WORK TO BE COMPLETED - Repeat, exactly and only, the lines from the beginning of the data through the line with "from matplotlib.lines import Line2D". Pictures are left out.

....................

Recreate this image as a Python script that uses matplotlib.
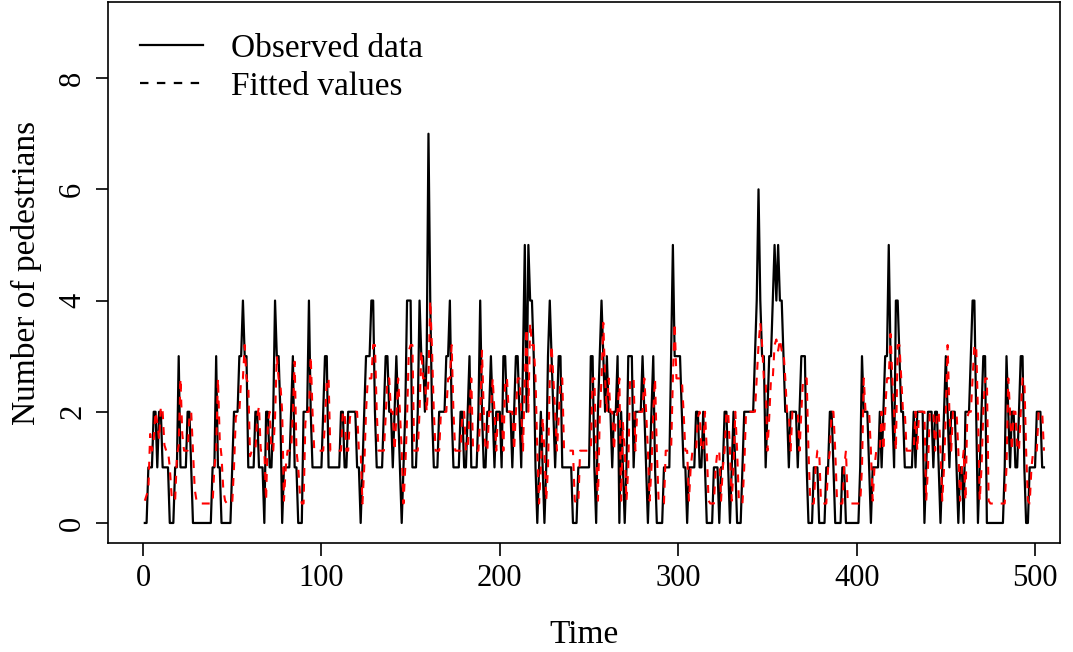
import numpy as np
import matplotlib.pyplot as plt
from matplotlib.lines import Line2D

# hourly pedestrian counts, t = 1..505
observed = [
    0, 0, 1, 1, 1, 2, 2, 1, 2, 2,  1, 1, 1, 1, 0, 0, 0, 1, 1, 3,
    1, 1, 1, 1, 2, 2, 1, 0, 0, 0,  0, 0, 0, 0, 0, 0, 0, 0, 1, 1,
    3, 1, 1, 0, 0, 0, 0, 0, 0, 1,  2, 2, 2, 3, 3, 4, 3, 3, 1, 1,
    1, 1, 2, 2, 1, 1, 1, 0, 2, 2,  1, 1, 2, 4, 3, 3, 2, 0, 1, 1,
    1, 1, 2, 3, 1, 1, 0, 0, 0, 2,  2, 2, 4, 2, 1, 1, 1, 1, 1, 1,
    2, 3, 3, 1, 1, 1, 1, 1, 1, 1,  2, 2, 1, 1, 2, 2, 2, 2, 2, 1,
    1, 0, 1, 2, 3, 3, 3, 4, 4, 2,  1, 1, 1, 1, 2, 3, 3, 2, 2, 1,
    2, 3, 2, 1, 0, 1, 2, 4, 4, 4,  1, 1, 1, 2, 4, 3, 3, 2, 3, 7,
    4, 2, 1, 1, 1, 2, 2, 2, 2, 3,  3, 4, 2, 1, 1, 1, 1, 2, 2, 1,
    1, 2, 3, 1, 1, 1, 1, 2, 4, 2,  1, 1, 2, 2, 3, 2, 1, 2, 2, 2,
    1, 3, 3, 2, 2, 2, 1, 2, 3, 3,  2, 1, 3, 5, 2, 5, 4, 4, 3, 1,
    0, 1, 2, 1, 0, 1, 3, 4, 3, 2,  1, 2, 3, 3, 1, 1, 1, 1, 1, 1,
    0, 0, 0, 1, 1, 1, 1, 1, 1, 1,  3, 3, 1, 0, 2, 3, 4, 3, 2, 3,
    2, 2, 1, 2, 2, 3, 0, 2, 1, 0,  1, 3, 3, 3, 1, 2, 2, 2, 2, 3,
    2, 1, 0, 1, 2, 3, 1, 0, 0, 0,  0, 1, 1, 1, 1, 3, 5, 3, 3, 3,
    3, 2, 1, 1, 0, 1, 1, 1, 1, 2,  2, 1, 1, 2, 1, 0, 0, 0, 0, 1,
    1, 1, 0, 1, 1, 2, 2, 1, 0, 1,  2, 1, 0, 0, 0, 1, 2, 2, 2, 2,
    2, 2, 3, 4, 6, 4, 3, 3, 1, 2,  3, 3, 4, 5, 4, 5, 4, 4, 3, 2,
    2, 1, 2, 2, 2, 2, 1, 2, 3, 3,  3, 1, 0, 0, 0, 1, 1, 1, 0, 0,
    0, 0, 1, 1, 2, 2, 1, 0, 0, 0,  0, 1, 1, 0, 0, 0, 0, 0, 0, 0,
    0, 1, 3, 2, 2, 2, 1, 0, 1, 1,  1, 1, 2, 1, 2, 3, 3, 5, 3, 2,
    1, 4, 4, 3, 2, 2, 1, 1, 1, 1,  1, 2, 1, 2, 2, 2, 2, 0, 1, 2,
    2, 2, 1, 2, 2, 1, 0, 1, 2, 3,  2, 1, 2, 2, 2, 1, 0, 1, 1, 0,
    2, 2, 2, 3, 4, 4, 2, 0, 1, 2,  3, 3, 0, 0, 0, 0, 0, 0, 0, 0,
    0, 0, 1, 3, 2, 1, 2, 2, 1, 1,  2, 3, 3, 1, 0, 0, 1, 1, 1, 1,
    2, 2, 2, 1, 1,
]

# fitted conditional means
fitted = [
    0.4, 0.5, 0.6, 1.6, 1.3, 1.5, 2.0, 1.8, 1.5, 2.1,  2.0, 1.4, 1.3, 1.3, 1.0, 0.5, 0.4, 0.4, 1.2, 1.4,
    2.6, 1.6, 1.3, 1.3, 1.3, 1.9, 2.0, 1.3, 0.6, 0.4,  0.35, 0.35, 0.35, 0.35, 0.35, 0.35, 0.35, 0.35, 0.35, 1.0,
    1.3, 2.6, 1.5, 1.2, 0.6, 0.4, 0.35, 0.35, 0.35, 0.35,  1.0, 1.9, 2.0, 2.0, 2.6, 2.6, 3.2, 2.6, 2.5, 1.2,
    1.3, 1.3, 1.3, 1.9, 2.1, 1.3, 1.3, 1.3, 0.4, 1.8,  2.0, 1.3, 1.3, 1.9, 3.0, 2.6, 2.5, 2.0, 0.4, 1.0,
    1.3, 1.3, 1.3, 2.0, 2.9, 1.3, 1.0, 0.5, 0.35, 0.35,  1.8, 2.0, 2.0, 3.0, 2.0, 1.3, 1.3, 1.3, 1.3, 1.3,
    1.3, 1.8, 2.6, 2.6, 1.3, 1.3, 1.3, 1.3, 1.3, 1.3,  1.3, 2.0, 2.0, 1.3, 1.3, 1.9, 2.0, 2.0, 2.0, 2.0,
    1.3, 1.3, 0.35, 1.0, 2.0, 2.6, 2.6, 2.6, 3.2, 3.2,  2.0, 1.3, 1.3, 1.3, 1.3, 1.9, 2.6, 2.6, 2.0, 2.0,
    1.3, 1.9, 2.6, 2.0, 1.3, 0.35, 1.0, 1.9, 3.1, 3.2,  3.2, 1.3, 1.3, 1.3, 2.0, 3.1, 2.6, 2.6, 2.0, 2.6,
    4.0, 3.1, 2.0, 1.3, 1.3, 1.3, 2.0, 2.0, 2.0, 2.0,  2.6, 2.6, 3.2, 2.0, 1.3, 1.3, 1.3, 1.3, 2.0, 2.0,
    1.3, 1.3, 2.0, 2.6, 1.3, 1.3, 1.3, 1.3, 1.9, 3.1,  2.0, 1.3, 1.3, 2.0, 2.0, 2.6, 2.0, 1.3, 2.0, 2.0,
    2.0, 1.3, 2.6, 2.6, 2.0, 2.0, 2.0, 1.3, 2.0, 2.6,  2.6, 2.0, 1.3, 2.6, 3.5, 2.0, 3.6, 3.2, 3.2, 2.6,
    1.3, 0.35, 1.0, 1.9, 1.3, 0.4, 1.0, 2.6, 3.2, 2.6,  2.0, 1.3, 1.9, 2.6, 2.6, 1.3, 1.3, 1.3, 1.3, 1.3,
    1.3, 0.4, 0.35, 0.35, 1.3, 1.3, 1.3, 1.3, 1.3, 1.3,  1.3, 2.6, 2.6, 1.3, 0.4, 1.9, 2.6, 3.6, 2.6, 2.0,
    2.6, 2.0, 2.0, 1.3, 1.9, 2.0, 2.6, 0.4, 1.8, 1.3,  0.4, 1.0, 2.6, 2.6, 2.6, 1.3, 2.0, 2.0, 2.0, 2.0,
    2.6, 2.0, 1.3, 0.4, 1.0, 2.0, 2.6, 1.3, 0.4, 0.35,  0.35, 0.35, 1.3, 1.3, 1.3, 1.3, 2.6, 3.6, 2.6, 2.6,
    2.6, 2.6, 2.0, 1.3, 1.3, 0.4, 1.0, 1.3, 1.3, 1.3,  1.9, 2.0, 1.3, 1.3, 2.0, 1.3, 0.4, 0.35, 0.35, 0.35,
    1.0, 1.3, 1.3, 0.4, 1.0, 1.3, 2.0, 2.0, 1.3, 0.4,  1.0, 2.0, 1.3, 0.4, 0.35, 0.35, 1.0, 2.0, 2.0, 2.0,
    2.0, 2.0, 2.0, 2.6, 3.2, 3.6, 3.2, 2.6, 2.6, 1.3,  1.9, 2.6, 2.6, 3.2, 3.3, 3.1, 3.3, 3.1, 3.1, 2.6,
    2.0, 2.0, 1.3, 2.0, 2.0, 2.0, 2.0, 1.3, 2.0, 2.6,  2.6, 2.6, 1.3, 0.4, 0.35, 0.35, 1.0, 1.3, 1.3, 0.4,
    0.35, 0.35, 0.35, 1.0, 1.3, 2.0, 2.0, 1.3, 0.4, 0.35,  0.35, 0.35, 1.0, 1.3, 0.4, 0.35, 0.35, 0.35, 0.35, 0.35,
    0.35, 0.35, 1.0, 2.6, 2.0, 2.0, 2.0, 1.3, 0.4, 1.0,  1.3, 1.3, 1.3, 2.0, 1.3, 2.0, 2.6, 2.6, 3.4, 2.6,
    2.0, 1.3, 3.2, 3.2, 2.6, 2.0, 2.0, 1.3, 1.3, 1.3,  1.3, 1.3, 2.0, 1.3, 2.0, 2.0, 2.0, 2.0, 0.4, 1.0,
    2.0, 2.0, 2.0, 1.3, 2.0, 2.0, 1.3, 0.4, 1.0, 2.0,  3.2, 2.0, 1.3, 2.0, 2.0, 2.0, 1.3, 0.4, 1.0, 1.3,
    0.4, 1.9, 2.0, 2.0, 2.6, 3.2, 3.2, 2.0, 0.4, 1.0,  2.0, 2.6, 2.6, 0.4, 0.35, 0.35, 0.35, 0.35, 0.35, 0.35,
    0.35, 0.35, 0.35, 1.0, 2.6, 2.0, 1.3, 2.0, 2.0, 1.3,  1.3, 2.0, 2.6, 2.6, 1.3, 0.4, 0.35, 1.0, 1.3, 1.3,
    1.3, 2.0, 2.0, 2.0, 1.3,
]

x_ticks = [0, 100, 200, 300, 400, 500]
y_ticks = [0, 2, 4, 6, 8]

time = np.arange(1, len(observed) + 1)
dash = (0, (3.8, 3.8))

plt.rcParams['font.family'] = ['Liberation Serif', 'DejaVu Serif']

fig = plt.figure(figsize=(10.73, 6.52), dpi=100)
ax = fig.add_axes([0.1007, 0.1672, 0.8872, 0.8298])

ax.plot(time, observed, color='black', lw=1.6)
ax.plot(time, fitted, color='red', lw=1.5, ls=dash)

ax.set_xlim(-19.6, 514)
ax.set_ylim(-0.36, 9.37)
ax.set_xticks(x_ticks)
ax.set_yticks(y_ticks)
ax.set_yticklabels([str(v) for v in y_ticks], rotation=90, va='center')
ax.tick_params(direction='out', length=9, width=1.2, labelsize=22, pad=6)
for s in ax.spines.values():
    s.set_linewidth(1.2)

ax.set_xlabel('Time', fontsize=24, labelpad=19)
ax.set_ylabel('Number of pedestrians', fontsize=24, labelpad=12)

handles = [Line2D([], [], color='black', lw=1.6),
           Line2D([], [], color='black', lw=1.6, ls=dash)]
ax.legend(handles, ['Observed data', 'Fitted values'], loc='upper left',
          frameon=False, fontsize=24, handlelength=1.9, handletextpad=0.85,
          labelspacing=0.22, borderaxespad=0.5, borderpad=0.45)

fig.savefig('out.png', dpi=100)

....................

TASK RESULT -
Recreate this image as a Python script that uses matplotlib.
import numpy as np
import matplotlib.pyplot as plt
from matplotlib.lines import Line2D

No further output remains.